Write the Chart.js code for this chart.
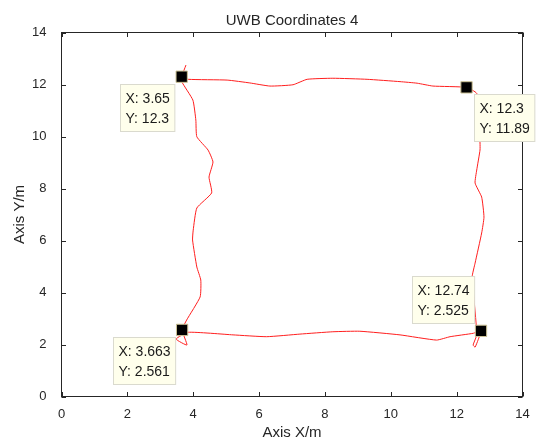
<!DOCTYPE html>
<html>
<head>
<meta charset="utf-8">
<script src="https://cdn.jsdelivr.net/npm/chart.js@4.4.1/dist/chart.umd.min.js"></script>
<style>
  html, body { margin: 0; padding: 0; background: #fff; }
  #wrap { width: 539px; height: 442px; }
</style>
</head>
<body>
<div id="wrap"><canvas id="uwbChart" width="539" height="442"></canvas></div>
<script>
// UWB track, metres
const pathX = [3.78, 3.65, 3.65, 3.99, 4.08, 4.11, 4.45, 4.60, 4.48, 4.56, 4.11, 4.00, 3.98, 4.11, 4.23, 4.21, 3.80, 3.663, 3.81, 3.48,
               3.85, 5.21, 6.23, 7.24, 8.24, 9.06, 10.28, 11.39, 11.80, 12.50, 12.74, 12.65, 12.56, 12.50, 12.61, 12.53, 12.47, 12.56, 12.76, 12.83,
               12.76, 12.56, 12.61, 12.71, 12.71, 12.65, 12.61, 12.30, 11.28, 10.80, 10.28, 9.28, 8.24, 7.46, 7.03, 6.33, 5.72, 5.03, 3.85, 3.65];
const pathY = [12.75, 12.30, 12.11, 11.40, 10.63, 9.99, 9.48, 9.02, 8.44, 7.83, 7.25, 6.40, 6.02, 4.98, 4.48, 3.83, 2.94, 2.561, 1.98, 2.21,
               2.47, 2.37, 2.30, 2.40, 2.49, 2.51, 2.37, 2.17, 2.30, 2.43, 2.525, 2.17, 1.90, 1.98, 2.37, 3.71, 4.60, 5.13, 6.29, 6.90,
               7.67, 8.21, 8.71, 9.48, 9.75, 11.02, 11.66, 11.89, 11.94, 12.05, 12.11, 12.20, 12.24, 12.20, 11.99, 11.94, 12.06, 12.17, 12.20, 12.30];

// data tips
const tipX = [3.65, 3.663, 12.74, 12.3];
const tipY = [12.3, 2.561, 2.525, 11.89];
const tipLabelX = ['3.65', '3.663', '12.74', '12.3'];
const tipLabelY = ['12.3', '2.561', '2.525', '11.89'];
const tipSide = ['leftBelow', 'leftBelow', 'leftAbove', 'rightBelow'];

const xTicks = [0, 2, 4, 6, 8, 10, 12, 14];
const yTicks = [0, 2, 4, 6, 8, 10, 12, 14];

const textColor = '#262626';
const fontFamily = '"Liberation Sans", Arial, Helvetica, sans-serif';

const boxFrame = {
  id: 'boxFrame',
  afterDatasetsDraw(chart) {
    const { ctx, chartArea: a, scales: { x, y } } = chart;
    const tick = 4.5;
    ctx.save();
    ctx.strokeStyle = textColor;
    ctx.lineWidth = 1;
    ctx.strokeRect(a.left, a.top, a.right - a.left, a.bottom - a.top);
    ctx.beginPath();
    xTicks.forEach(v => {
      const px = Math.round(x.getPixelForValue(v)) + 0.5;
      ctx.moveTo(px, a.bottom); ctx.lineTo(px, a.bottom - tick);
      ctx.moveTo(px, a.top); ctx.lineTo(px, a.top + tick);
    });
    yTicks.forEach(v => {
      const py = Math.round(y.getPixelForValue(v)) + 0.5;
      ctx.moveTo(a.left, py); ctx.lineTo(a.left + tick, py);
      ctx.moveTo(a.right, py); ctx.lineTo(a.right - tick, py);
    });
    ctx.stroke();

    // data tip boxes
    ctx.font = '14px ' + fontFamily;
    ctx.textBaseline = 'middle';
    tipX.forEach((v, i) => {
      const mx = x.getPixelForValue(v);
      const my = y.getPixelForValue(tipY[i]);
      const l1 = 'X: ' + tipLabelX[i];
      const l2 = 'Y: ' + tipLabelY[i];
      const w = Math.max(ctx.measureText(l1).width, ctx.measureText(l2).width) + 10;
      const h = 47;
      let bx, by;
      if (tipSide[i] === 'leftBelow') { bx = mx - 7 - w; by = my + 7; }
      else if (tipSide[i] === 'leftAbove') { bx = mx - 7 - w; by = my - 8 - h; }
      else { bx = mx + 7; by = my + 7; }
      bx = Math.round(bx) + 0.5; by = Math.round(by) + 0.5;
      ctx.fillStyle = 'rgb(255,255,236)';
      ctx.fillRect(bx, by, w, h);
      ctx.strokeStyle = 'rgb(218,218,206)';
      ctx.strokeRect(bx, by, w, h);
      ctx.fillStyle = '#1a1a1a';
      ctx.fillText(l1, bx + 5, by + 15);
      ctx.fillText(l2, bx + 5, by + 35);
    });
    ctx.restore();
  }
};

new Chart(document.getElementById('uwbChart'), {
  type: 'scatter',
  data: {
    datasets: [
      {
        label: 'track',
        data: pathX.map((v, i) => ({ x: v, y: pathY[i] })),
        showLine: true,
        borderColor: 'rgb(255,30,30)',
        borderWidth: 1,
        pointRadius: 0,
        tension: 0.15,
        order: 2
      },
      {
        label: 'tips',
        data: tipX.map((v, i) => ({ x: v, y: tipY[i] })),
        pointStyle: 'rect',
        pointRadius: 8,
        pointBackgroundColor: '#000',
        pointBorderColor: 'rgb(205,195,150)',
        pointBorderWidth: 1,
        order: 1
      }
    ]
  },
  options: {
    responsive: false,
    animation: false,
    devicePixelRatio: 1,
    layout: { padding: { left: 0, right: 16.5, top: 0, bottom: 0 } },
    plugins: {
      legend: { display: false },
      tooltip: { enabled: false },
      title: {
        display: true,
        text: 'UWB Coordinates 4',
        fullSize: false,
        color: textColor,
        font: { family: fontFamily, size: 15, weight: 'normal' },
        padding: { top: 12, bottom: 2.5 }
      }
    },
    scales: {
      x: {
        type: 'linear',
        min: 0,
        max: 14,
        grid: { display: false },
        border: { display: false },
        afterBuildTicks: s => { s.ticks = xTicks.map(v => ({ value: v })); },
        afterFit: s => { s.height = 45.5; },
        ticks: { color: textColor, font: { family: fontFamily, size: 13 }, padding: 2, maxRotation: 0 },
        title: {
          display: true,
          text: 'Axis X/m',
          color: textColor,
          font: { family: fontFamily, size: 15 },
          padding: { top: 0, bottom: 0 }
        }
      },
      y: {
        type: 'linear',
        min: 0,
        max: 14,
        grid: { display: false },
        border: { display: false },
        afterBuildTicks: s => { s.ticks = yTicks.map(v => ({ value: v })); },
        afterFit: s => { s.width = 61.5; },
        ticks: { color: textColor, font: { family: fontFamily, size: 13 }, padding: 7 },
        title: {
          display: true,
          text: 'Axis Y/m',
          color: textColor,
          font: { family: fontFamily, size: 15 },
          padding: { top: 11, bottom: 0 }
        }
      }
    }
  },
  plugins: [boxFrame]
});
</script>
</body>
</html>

- - - -

- REQUIREMENTS -
Restate only the lines running from the start of the material above through the line containing "Arial, Helvetica, sans-serif';", ends included. No pictures.

- WRITTEN SOLUTION -
Write the Chart.js code for this chart.
<!DOCTYPE html>
<html>
<head>
<meta charset="utf-8">
<script src="https://cdn.jsdelivr.net/npm/chart.js@4.4.1/dist/chart.umd.min.js"></script>
<style>
  html, body { margin: 0; padding: 0; background: #fff; }
  #wrap { width: 539px; height: 442px; }
</style>
</head>
<body>
<div id="wrap"><canvas id="uwbChart" width="539" height="442"></canvas></div>
<script>
// UWB track, metres
const pathX = [3.78, 3.65, 3.65, 3.99, 4.08, 4.11, 4.45, 4.60, 4.48, 4.56, 4.11, 4.00, 3.98, 4.11, 4.23, 4.21, 3.80, 3.663, 3.81, 3.48,
               3.85, 5.21, 6.23, 7.24, 8.24, 9.06, 10.28, 11.39, 11.80, 12.50, 12.74, 12.65, 12.56, 12.50, 12.61, 12.53, 12.47, 12.56, 12.76, 12.83,
               12.76, 12.56, 12.61, 12.71, 12.71, 12.65, 12.61, 12.30, 11.28, 10.80, 10.28, 9.28, 8.24, 7.46, 7.03, 6.33, 5.72, 5.03, 3.85, 3.65];
const pathY = [12.75, 12.30, 12.11, 11.40, 10.63, 9.99, 9.48, 9.02, 8.44, 7.83, 7.25, 6.40, 6.02, 4.98, 4.48, 3.83, 2.94, 2.561, 1.98, 2.21,
               2.47, 2.37, 2.30, 2.40, 2.49, 2.51, 2.37, 2.17, 2.30, 2.43, 2.525, 2.17, 1.90, 1.98, 2.37, 3.71, 4.60, 5.13, 6.29, 6.90,
               7.67, 8.21, 8.71, 9.48, 9.75, 11.02, 11.66, 11.89, 11.94, 12.05, 12.11, 12.20, 12.24, 12.20, 11.99, 11.94, 12.06, 12.17, 12.20, 12.30];

// data tips
const tipX = [3.65, 3.663, 12.74, 12.3];
const tipY = [12.3, 2.561, 2.525, 11.89];
const tipLabelX = ['3.65', '3.663', '12.74', '12.3'];
const tipLabelY = ['12.3', '2.561', '2.525', '11.89'];
const tipSide = ['leftBelow', 'leftBelow', 'leftAbove', 'rightBelow'];

const xTicks = [0, 2, 4, 6, 8, 10, 12, 14];
const yTicks = [0, 2, 4, 6, 8, 10, 12, 14];

const textColor = '#262626';
const fontFamily = '"Liberation Sans", Arial, Helvetica, sans-serif';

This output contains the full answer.